WHAT YOU ARE ASKED TO DO -> Write out each line that follows exactly as it stands, without the pictures.
##### DATA #####
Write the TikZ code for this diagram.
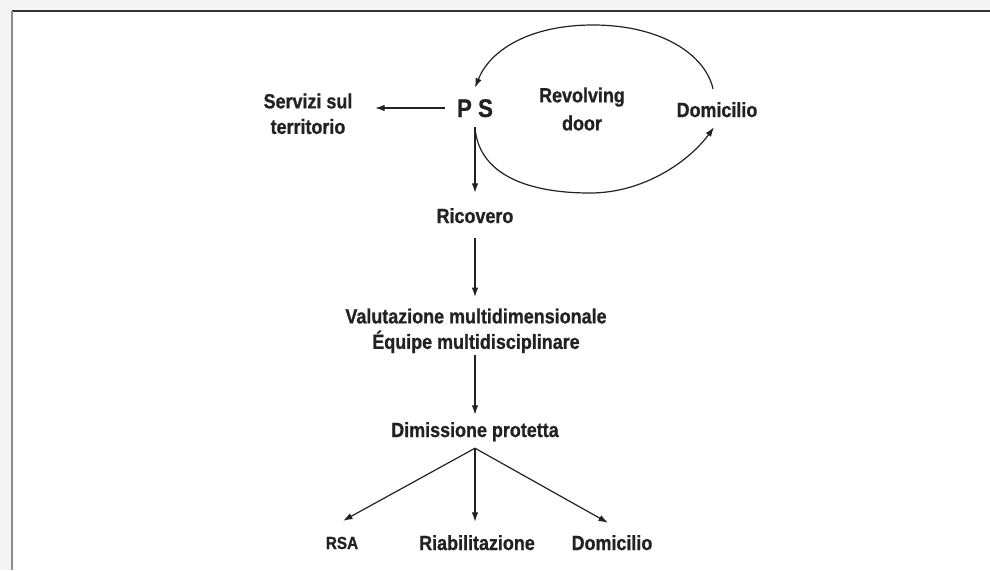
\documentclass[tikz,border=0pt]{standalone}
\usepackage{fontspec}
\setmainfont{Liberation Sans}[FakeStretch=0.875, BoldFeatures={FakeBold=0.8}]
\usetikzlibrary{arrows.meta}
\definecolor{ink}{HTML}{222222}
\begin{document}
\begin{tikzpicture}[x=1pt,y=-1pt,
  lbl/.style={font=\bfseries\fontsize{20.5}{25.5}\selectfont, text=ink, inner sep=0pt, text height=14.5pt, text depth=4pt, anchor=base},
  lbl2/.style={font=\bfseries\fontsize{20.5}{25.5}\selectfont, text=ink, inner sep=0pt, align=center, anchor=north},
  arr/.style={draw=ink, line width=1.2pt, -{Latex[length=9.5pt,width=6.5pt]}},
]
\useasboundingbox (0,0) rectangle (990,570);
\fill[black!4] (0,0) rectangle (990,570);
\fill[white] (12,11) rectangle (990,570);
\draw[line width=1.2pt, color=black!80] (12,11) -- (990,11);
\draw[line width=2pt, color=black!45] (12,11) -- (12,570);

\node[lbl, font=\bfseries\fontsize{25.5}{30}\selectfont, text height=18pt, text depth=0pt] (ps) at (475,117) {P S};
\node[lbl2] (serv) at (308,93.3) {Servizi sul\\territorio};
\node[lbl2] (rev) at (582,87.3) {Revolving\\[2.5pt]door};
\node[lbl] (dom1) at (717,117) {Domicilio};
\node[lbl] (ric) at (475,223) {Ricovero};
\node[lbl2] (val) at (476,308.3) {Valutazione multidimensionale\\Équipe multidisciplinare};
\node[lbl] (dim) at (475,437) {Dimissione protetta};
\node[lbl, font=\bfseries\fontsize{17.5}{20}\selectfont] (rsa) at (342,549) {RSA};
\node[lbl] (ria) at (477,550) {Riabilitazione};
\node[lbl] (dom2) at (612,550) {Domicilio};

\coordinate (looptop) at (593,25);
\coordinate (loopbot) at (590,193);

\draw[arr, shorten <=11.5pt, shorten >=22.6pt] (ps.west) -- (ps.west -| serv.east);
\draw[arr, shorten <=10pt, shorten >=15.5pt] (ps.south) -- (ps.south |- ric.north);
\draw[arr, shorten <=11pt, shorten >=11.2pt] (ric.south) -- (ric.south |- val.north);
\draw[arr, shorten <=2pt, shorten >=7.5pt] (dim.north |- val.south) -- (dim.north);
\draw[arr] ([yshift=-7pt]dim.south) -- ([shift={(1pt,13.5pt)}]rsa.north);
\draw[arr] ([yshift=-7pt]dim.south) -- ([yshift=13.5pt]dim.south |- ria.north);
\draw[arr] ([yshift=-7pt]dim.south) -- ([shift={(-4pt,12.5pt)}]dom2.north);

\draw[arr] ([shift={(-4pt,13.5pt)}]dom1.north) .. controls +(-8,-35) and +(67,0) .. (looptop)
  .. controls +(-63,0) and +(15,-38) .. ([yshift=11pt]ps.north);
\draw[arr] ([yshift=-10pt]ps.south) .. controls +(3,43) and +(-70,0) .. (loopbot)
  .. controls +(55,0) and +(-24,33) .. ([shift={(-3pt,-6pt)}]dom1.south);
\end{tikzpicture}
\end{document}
#####
WORKED ANSWER ->
Write the TikZ code for this diagram.
\documentclass[tikz,border=0pt]{standalone}
\usepackage{fontspec}
\setmainfont{Liberation Sans}[FakeStretch=0.875, BoldFeatures={FakeBold=0.8}]
\usetikzlibrary{arrows.meta}
\definecolor{ink}{HTML}{222222}
\begin{document}
\begin{tikzpicture}[x=1pt,y=-1pt,
  lbl/.style={font=\bfseries\fontsize{20.5}{25.5}\selectfont, text=ink, inner sep=0pt, text height=14.5pt, text depth=4pt, anchor=base},
  lbl2/.style={font=\bfseries\fontsize{20.5}{25.5}\selectfont, text=ink, inner sep=0pt, align=center, anchor=north},
  arr/.style={draw=ink, line width=1.2pt, -{Latex[length=9.5pt,width=6.5pt]}},
]
\useasboundingbox (0,0) rectangle (990,570);
\fill[black!4] (0,0) rectangle (990,570);
\fill[white] (12,11) rectangle (990,570);
\draw[line width=1.2pt, color=black!80] (12,11) -- (990,11);
\draw[line width=2pt, color=black!45] (12,11) -- (12,570);

\node[lbl, font=\bfseries\fontsize{25.5}{30}\selectfont, text height=18pt, text depth=0pt] (ps) at (475,117) {P S};
\node[lbl2] (serv) at (308,93.3) {Servizi sul\\territorio};
\node[lbl2] (rev) at (582,87.3) {Revolving\\[2.5pt]door};
\node[lbl] (dom1) at (717,117) {Domicilio};
\node[lbl] (ric) at (475,223) {Ricovero};
\node[lbl2] (val) at (476,308.3) {Valutazione multidimensionale\\Équipe multidisciplinare};
\node[lbl] (dim) at (475,437) {Dimissione protetta};
\node[lbl, font=\bfseries\fontsize{17.5}{20}\selectfont] (rsa) at (342,549) {RSA};
\node[lbl] (ria) at (477,550) {Riabilitazione};
\node[lbl] (dom2) at (612,550) {Domicilio};

\coordinate (looptop) at (593,25);
\coordinate (loopbot) at (590,193);

\draw[arr, shorten <=11.5pt, shorten >=22.6pt] (ps.west) -- (ps.west -| serv.east);
\draw[arr, shorten <=10pt, shorten >=15.5pt] (ps.south) -- (ps.south |- ric.north);
\draw[arr, shorten <=11pt, shorten >=11.2pt] (ric.south) -- (ric.south |- val.north);
\draw[arr, shorten <=2pt, shorten >=7.5pt] (dim.north |- val.south) -- (dim.north);
\draw[arr] ([yshift=-7pt]dim.south) -- ([shift={(1pt,13.5pt)}]rsa.north);
\draw[arr] ([yshift=-7pt]dim.south) -- ([yshift=13.5pt]dim.south |- ria.north);
\draw[arr] ([yshift=-7pt]dim.south) -- ([shift={(-4pt,12.5pt)}]dom2.north);

\draw[arr] ([shift={(-4pt,13.5pt)}]dom1.north) .. controls +(-8,-35) and +(67,0) .. (looptop)
  .. controls +(-63,0) and +(15,-38) .. ([yshift=11pt]ps.north);
\draw[arr] ([yshift=-10pt]ps.south) .. controls +(3,43) and +(-70,0) .. (loopbot)
  .. controls +(55,0) and +(-24,33) .. ([shift={(-3pt,-6pt)}]dom1.south);
\end{tikzpicture}
\end{document}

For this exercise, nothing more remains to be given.